E vai con una santa alleanza che abbraccia Vendola, Di Pietro e Casini, il Pd, postcomunisti e postdemocristiani, spezzoni del Pdl veneto con ex forzisti, ex An ed ex socialisti, tutti insieme appassionatamente contro Bossi, che una volta era costola popolare e progressista ed ora è soltanto il demonio di Gemonio, sputa pure sull’inno di Mameli e fa sortite che «colgono la voglia del Nord di sganciarsi dal resto d’Italia». È così alto e azzardato il progetto di Fassino, che egli stesso ne sembra spaventato se conclude: «Siamo pronti ad aprire una pagina nuova, ma la prima mossa spetta a Galan».
En attendant Galan... Quel che colpisce nell’analisi e nella proposta di Fassino è l’uso del plurale. Che non è quello maiestatis di D’Alema, ma sottintende una condivisione del gruppo dirigente del Pd. A dimostrazione che davvero gli dei accecano coloro che son votati alla perdizione, vuol dire che non solo Fassino ma anche Franceschini, forse anche Bersani - probabilmente un po’ meno, visti i complimenti ricevuti dalla ex costola - sognano e sperano in Galan. Perché i numeri della roulette son 37, e giocando su tre tavoli diventano 111, numero magico che apre possibilità indicibili. Ma che altro puoi inventarti, se nemmeno con le escort riesci a battere il Cavaliere nero e il suo verde scudiero?
Galan dopo Casini. Fassino conferma anche questo numero nell’intervista: «È giusto cercare l’intesa con l’Udc». Dopo la conferma, pur sofferta, della puntata su Di Pietro, se il segretario Franceschini ha nuovamente dichiarato che bisogna unire «gli sforzi dell’opposizione per contrastare gli avversari. E l’avversario del Pd si chiama Berlusconi, non Di Pietro». E dopo l’apertura a Vendola, se l’aspirante segretario Bersani, interrogato sul possibile allargamento dell’alleanza anche a Sinistra e libertà, ha risposto positivamente: «Avere una vocazione maggioritaria non significa fare da sé, ma cercare delle alternative.
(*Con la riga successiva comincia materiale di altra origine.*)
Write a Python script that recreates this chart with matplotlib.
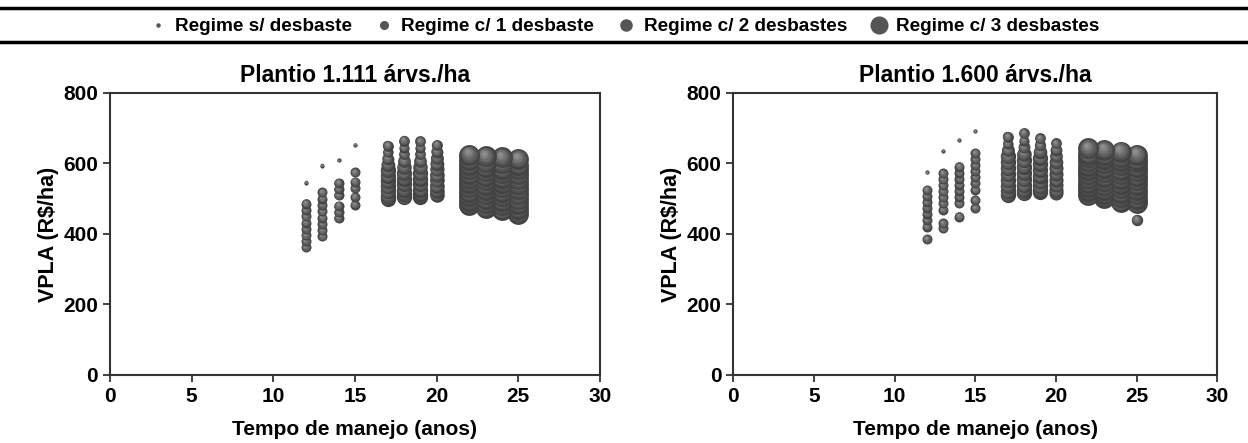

Non in seno a un antiberlusconismo sciocco, ma cercando di adempiere a quello che è lo scopo primario di un’opposizione e cioè fornire un’alternativa felice. Noi pensiamo che oggi l’Italia abbia bisogno di riforme elettorali, istituzionali e di regolamenti. E di una nuova ricetta anticrisi. Con chi condivide queste preoccupazioni, noi ci siederemo a un tavolo e discuteremo con pazienza». Capito? Tutto fa brodo, del porco non si butta niente.


In quei casinò che ricordavamo, quando lo sciagurato giocatore compulsivo ha perso tutto, punta una vecchia signora che solitaria s’aggira tra i tavoli e le slot machine col suo bicchierone mezzo pieno, e con voce tra l’affranto e il mellifluo le sussurra: «Mi presta una fiche?, ho un numero sicuro».